Many types of features, such as street furniture, vehicles, and trees, live on the elevation surface and should be modeled as 2D features that obtain z-values, when needed, from a separate data source. This simplifies the data storage of the features and will automatically position them correctly if the underlying surface data improves. Other feature types—such as airplanes, line-of-sight lines, and underground subway lines—do not live on the elevation surface, and these features should have embedded z-values for correct placement inside 3D.
What units are the z-values in?
The best practice is to have x-, y-, and z-units match, so a Universal Transverse Mercator (UTM)-based line feature class should also model z-values in meters. This avoids confusion when editing, investigating, and analyzing your data in 3D.
What do the z-values represent in terms of height?
Z-values can be calculated as absolute (such as 23,000 feet above sea level) or as relative to ground (such as 100 meters off the ground).

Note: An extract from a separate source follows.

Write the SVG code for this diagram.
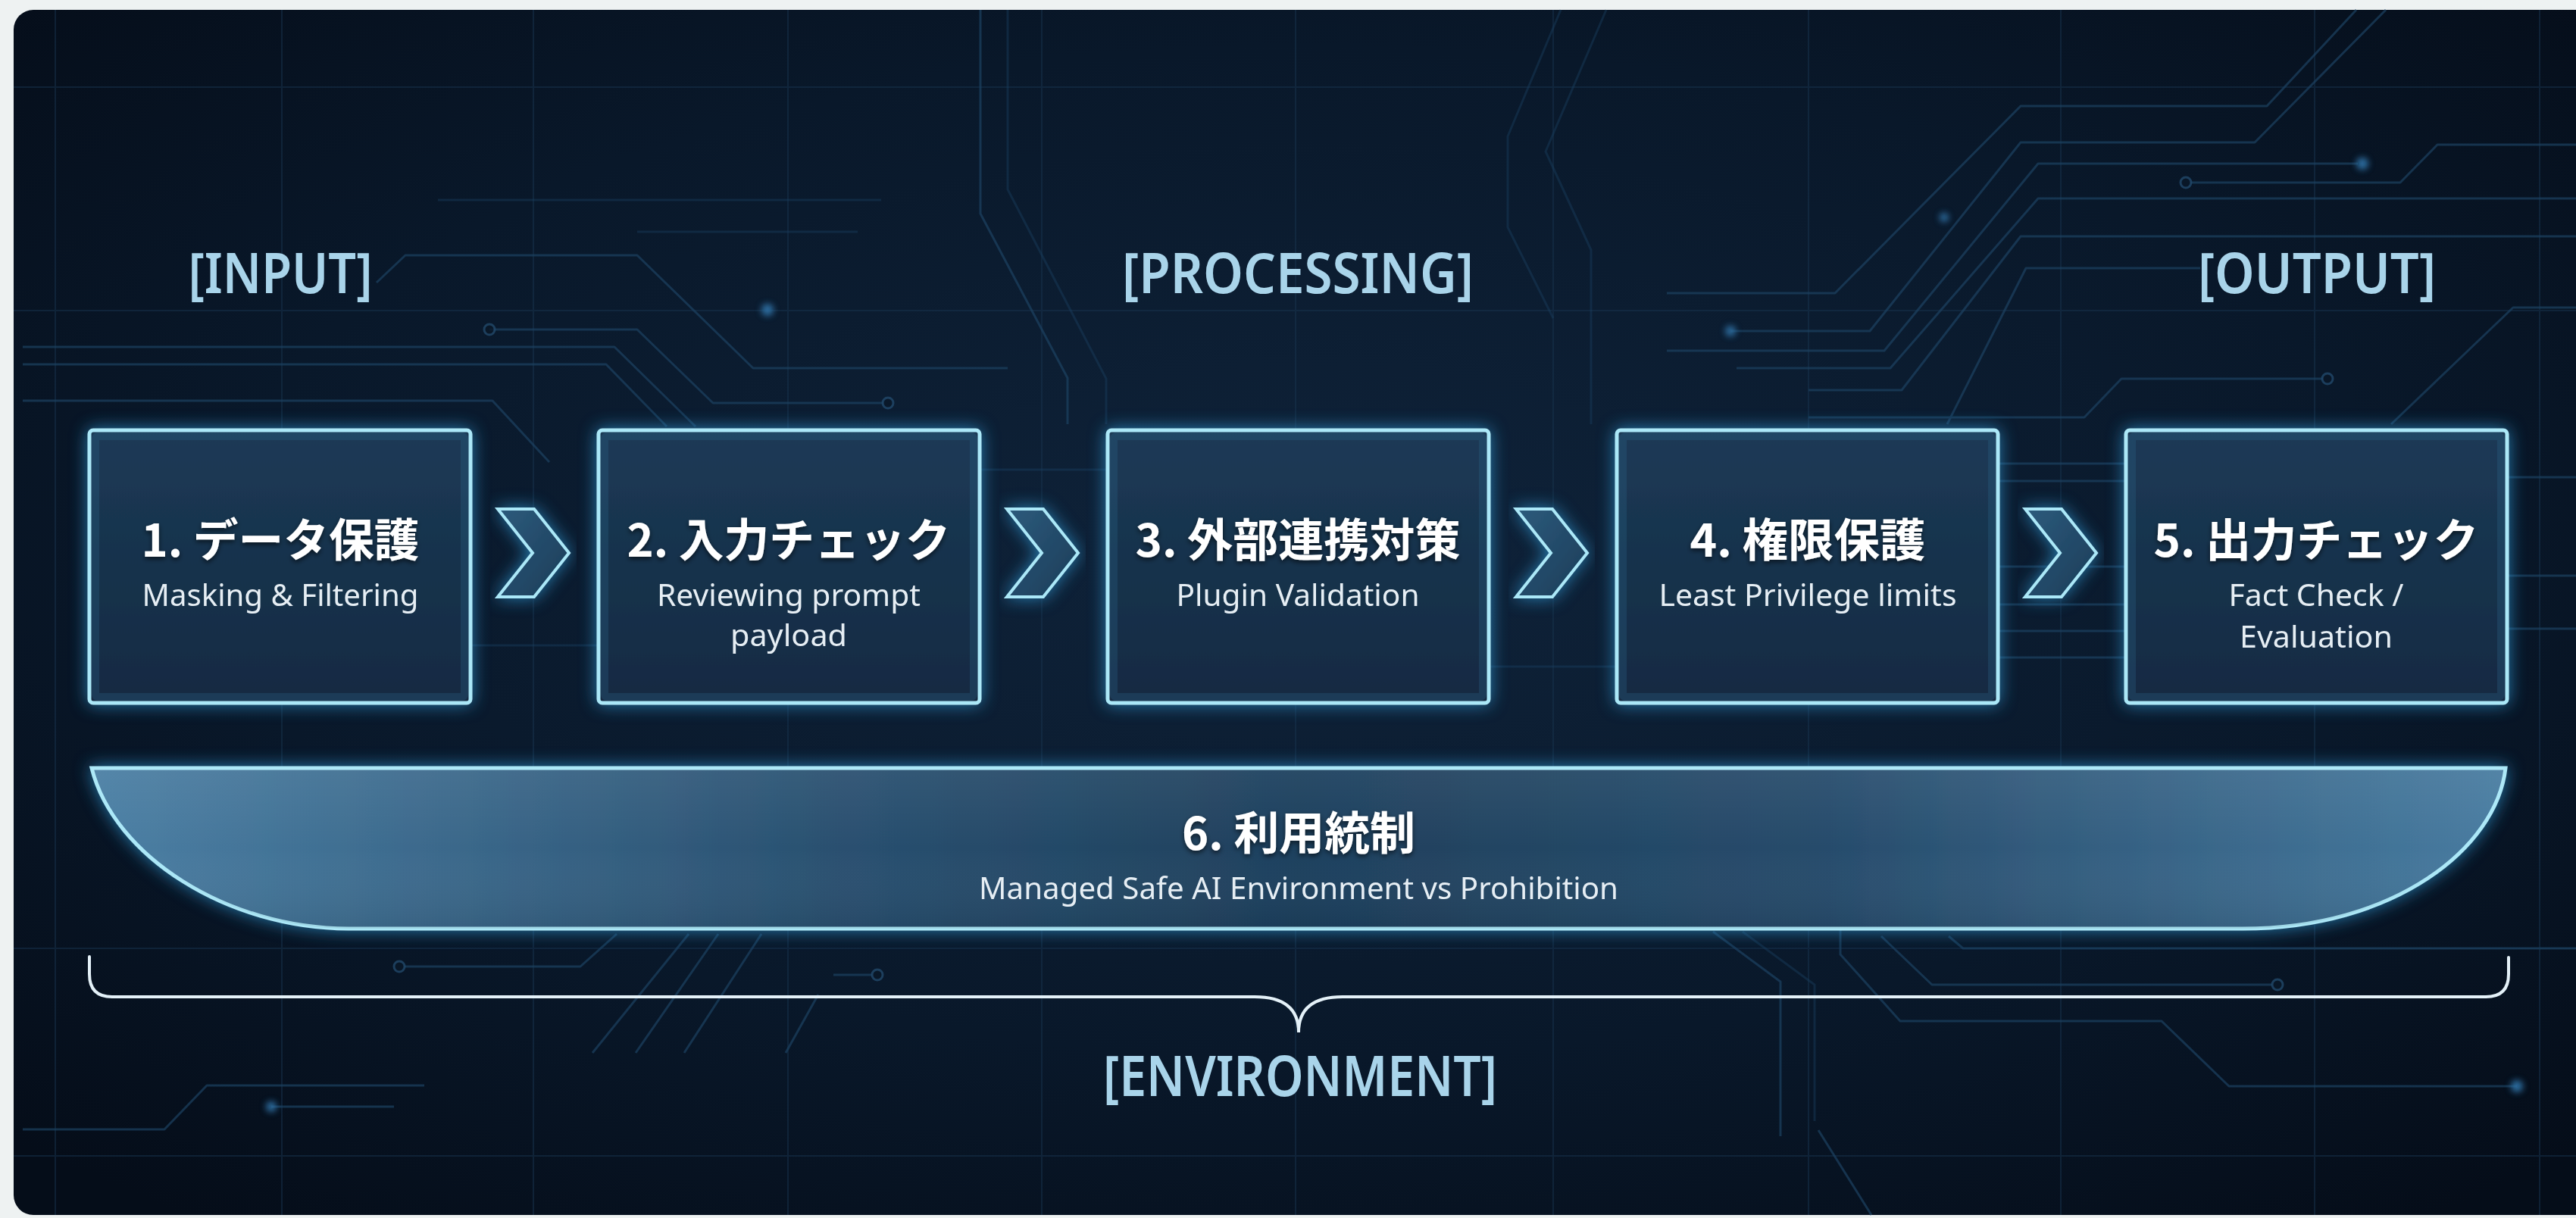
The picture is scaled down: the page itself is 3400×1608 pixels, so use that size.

While this setting should come naturally for each layer type, it is important to be aware of what kinds of z-values you are populating and maintaining in the geodatabase. For example, airplanes will have absolute heights, yet underground subway lines will have vertices that are relative to the ground.
Do you need features to snap in 3D?
Some features, such as 3D transportation networks, rely on connectivity in 3D. The snapping environment inside ArcGlobe and ArcScene is 3D-aware and should be used when digitizing features that need to share an x,y,z location. Again, be sure that the data and layers you are working with support the storage and display of the z-values you want to model.